Products that encourage group use: One person buys a tennis racket or a bike, and their friends and family want to join in the activity, so they buy one. 

These are just a few examples of how you can build loops into your funnel. It’s competitive out there; there’s always someone who can outspend you on marketing and sales. So it’s vital to find ways to:

  1. Make your marketing and ad spending as efficient and effective as possible
  2. Get the most value as possible from each prospect in terms of revenue and referrals

What metrics should you look at for marketing through the funnel?

By now, you should have a good idea of what sort of things you need to look at when making your funnel as efficient as possible. 

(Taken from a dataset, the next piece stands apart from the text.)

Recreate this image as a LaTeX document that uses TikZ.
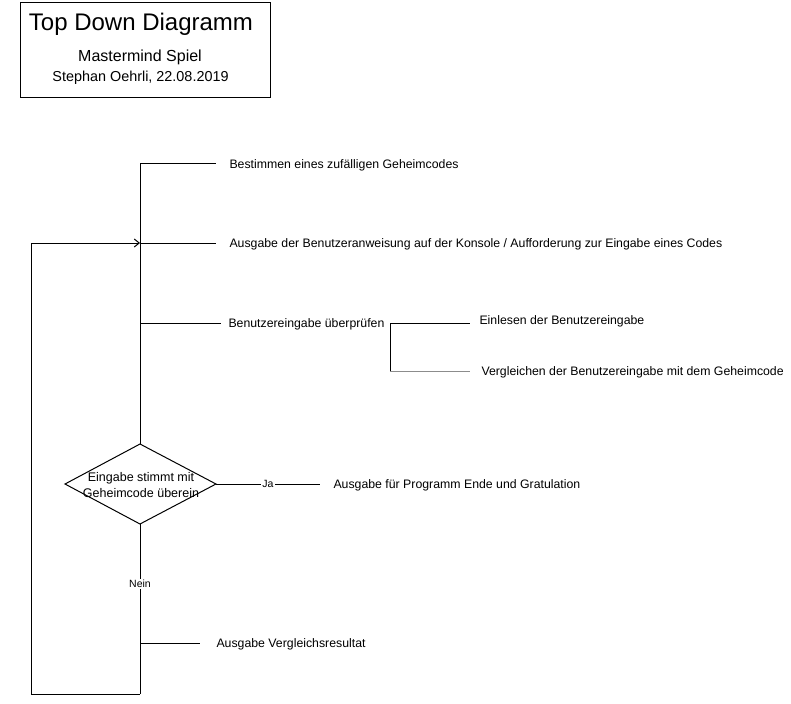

As shown earlier, funnels are flexible and should be tailored to your business model. However, there are a few sales funnel metrics that are essential to demonstrating the health of your business.

1. Entrances

To track entrances, you first need to define what you mean when you say a prospect has entered your funnel. Is it when they see an ad (impressions)? Is it when they click on an ad (clicks)? Is it about websites or social media engagement?

Define your entrances, so you can start tracking your conversion rates. 

2. Conversion rates

For an eCommerce store, a conversion rate is the percentage of leads who end up making a purchase. You can track conversion rates from site visits, landing pages, social media visits, etc. 

3. Customer acquisition cost (CAC)

Your customer acquisition costs are the cost of all your sales and marketing divided by the number of new customers. Ideally, you want this to be as low as possible. However, the best way to interpret it is in the context of customer lifetime value.

4. Customer lifetime value (CLV)

Customer lifetime value (CLV) is the total amount of money that a customer spends during their relationship with your business. If your retention is excellent and your customers stick around and spend money with you for years, you can justify higher CAC.

However, if most customers buy an item and then vanish, high spending on marketing and advertising could break your business.

5. Sales cycle

The sales cycle is another good metric to track. Essentially, it measures how long it takes a customer to go from awareness to revenue. Ideally, this number should be as low as possible. One of the functions of the sales funnel is to analyze bottlenecks, remove them, and accelerate the sales funnel.

Wrap Up

Sales funnels are an excellent way to track the customer journey. When you measure them correctly, you can identify the areas of your business that need to be fixed. 

You’ll have a recipe for strong and steady growth if you pair an efficient funnel with excellent sales and marketing outreach. And don’t neglect sales loops. Get them right, and you can scale your business.